The attack on the Allen family and the calls to boycott their business offends against this principle. Damaging marital and family relationships by subjecting them to scrutiny and criticism, when they are already seriously weakened by the nature of the crime, is no way to prevent re-offence. Cutting a person off from networks of support and meaningful work only increases the chances of falling back into dangerous and evil actions.

I have to admit that my first reaction was to feel that it would be difficult to be in Ballymaloe, with the awareness that this was a place where images of exploited children had been viewed for pleasure. I soon realised that, according to this logic, I should stop going to shopping centres, because on any busy Saturday, chances are that I would be in the presence of people who had not only accessed child porn, but who had actually abused children.

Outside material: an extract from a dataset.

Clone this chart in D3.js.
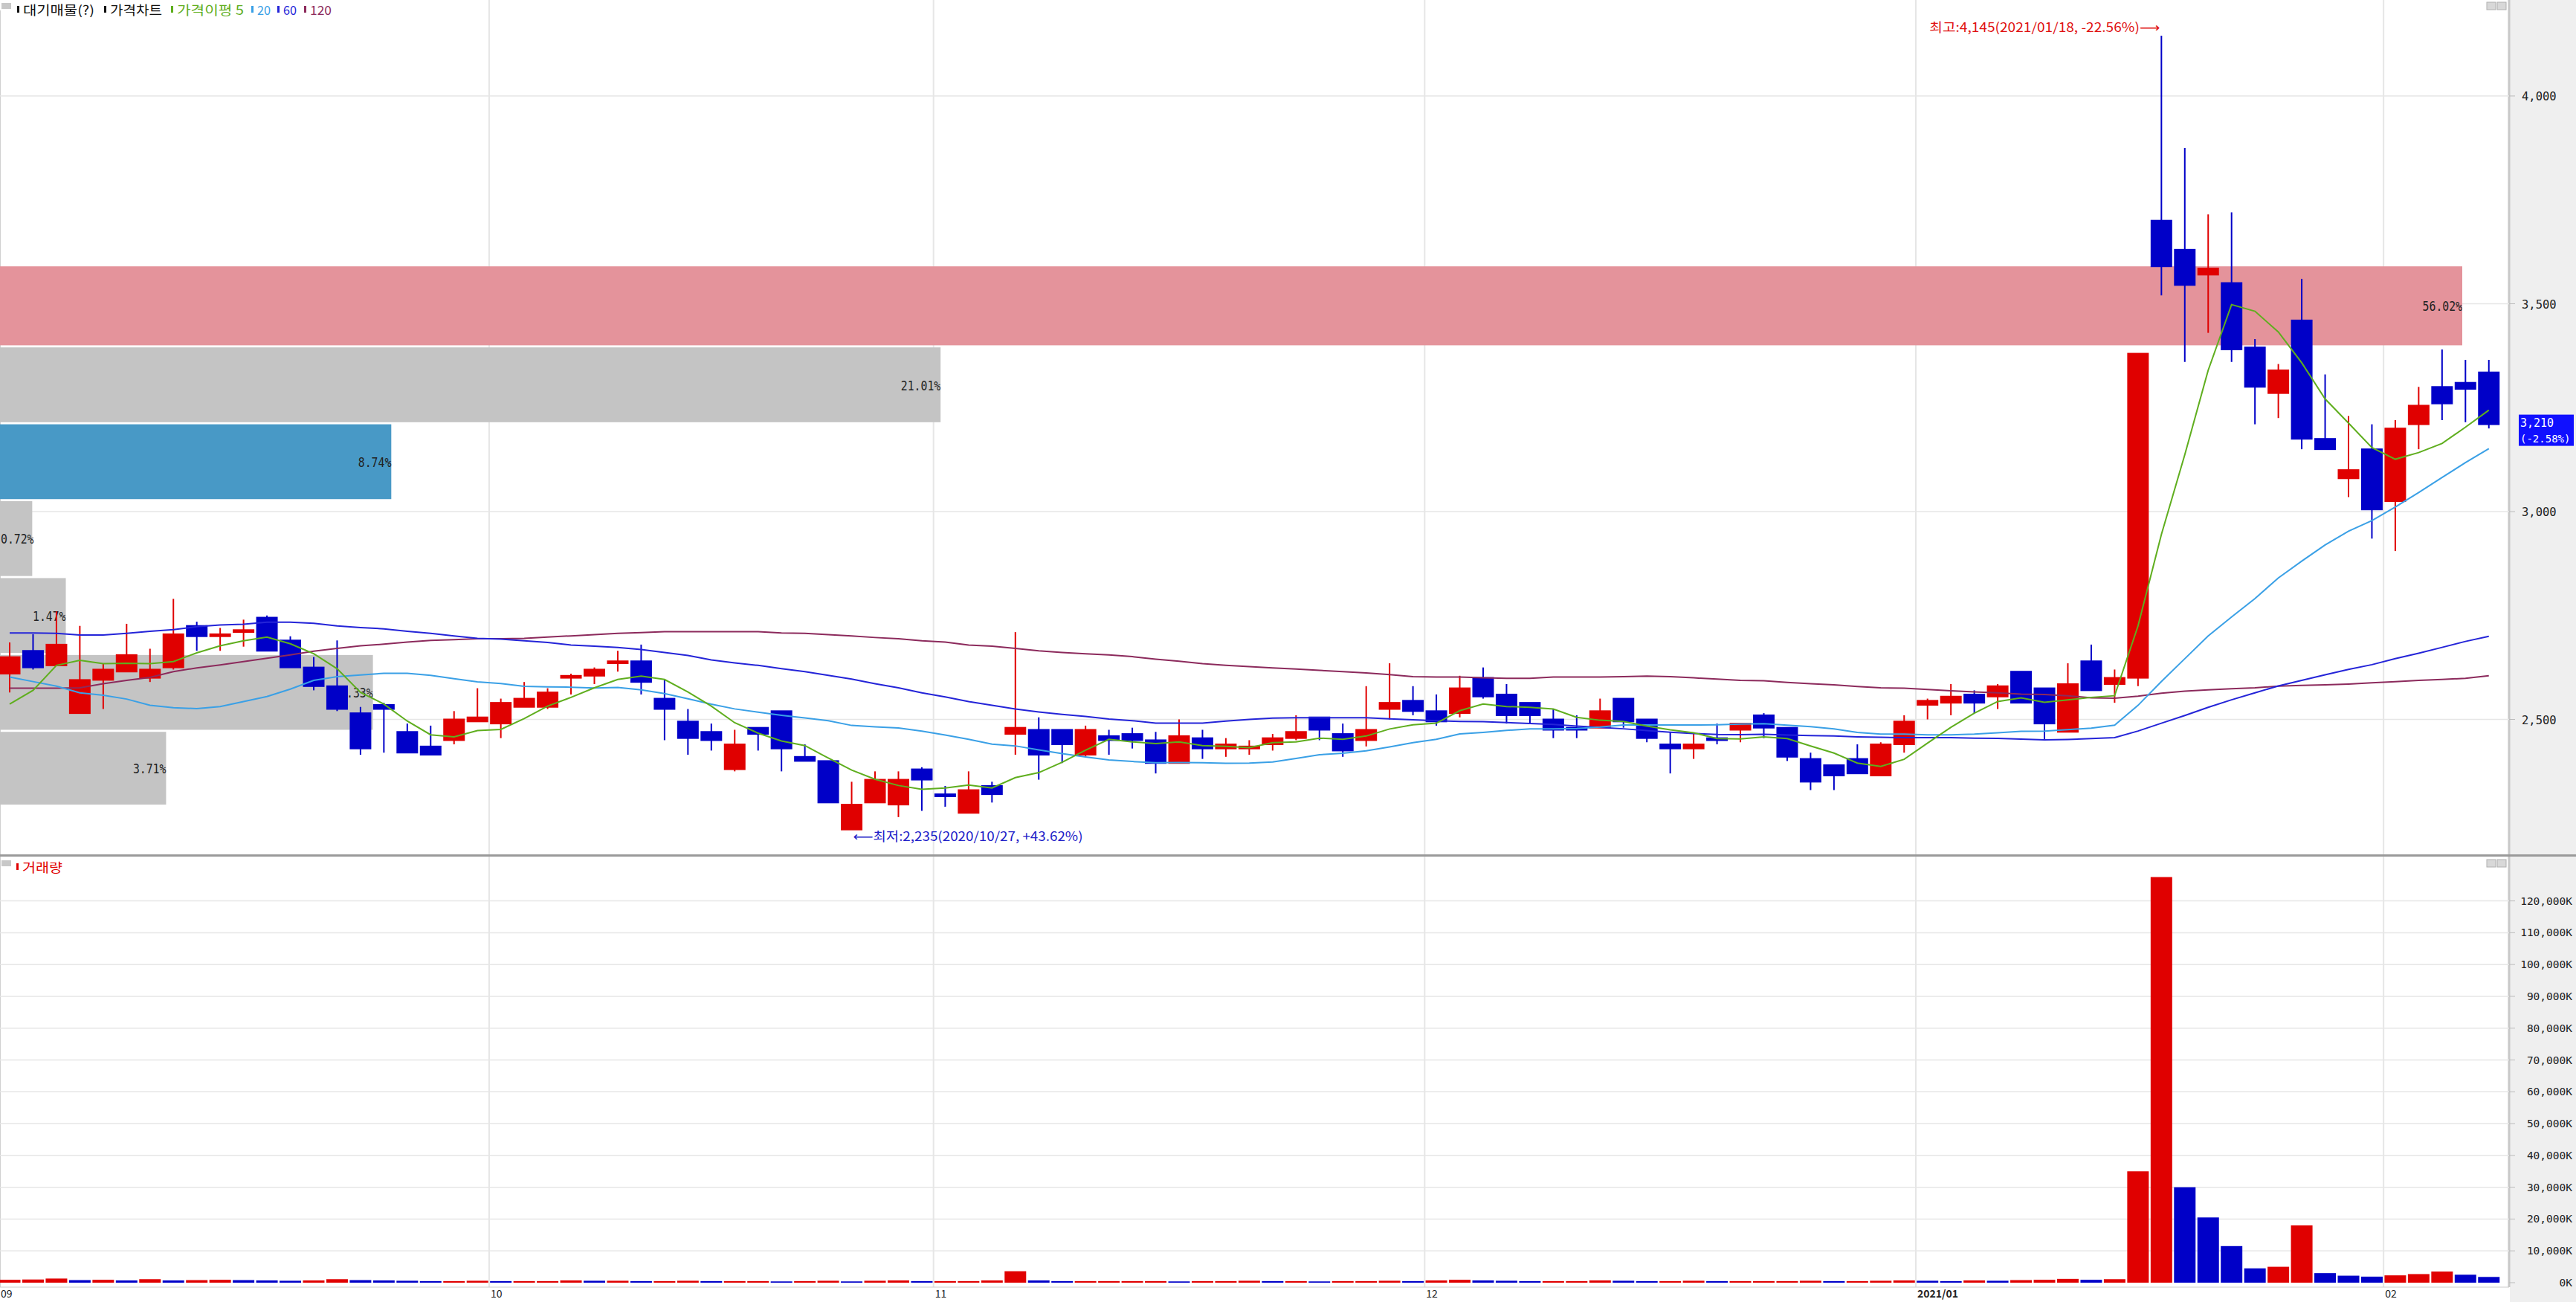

The Allen family are not the only innocent bystanders who have received the lash of the public's desire for revenge. Family members of offenders have been ostracised, including the elderly mother of a priest, already broken-hearted because of her son's actions, and now afraid to leave the house. Inflicting such pain gives the temporary satisfaction of confirming one's own moral superiority. It does nothing to protect children, no matter how loudly we protest that this is our aim.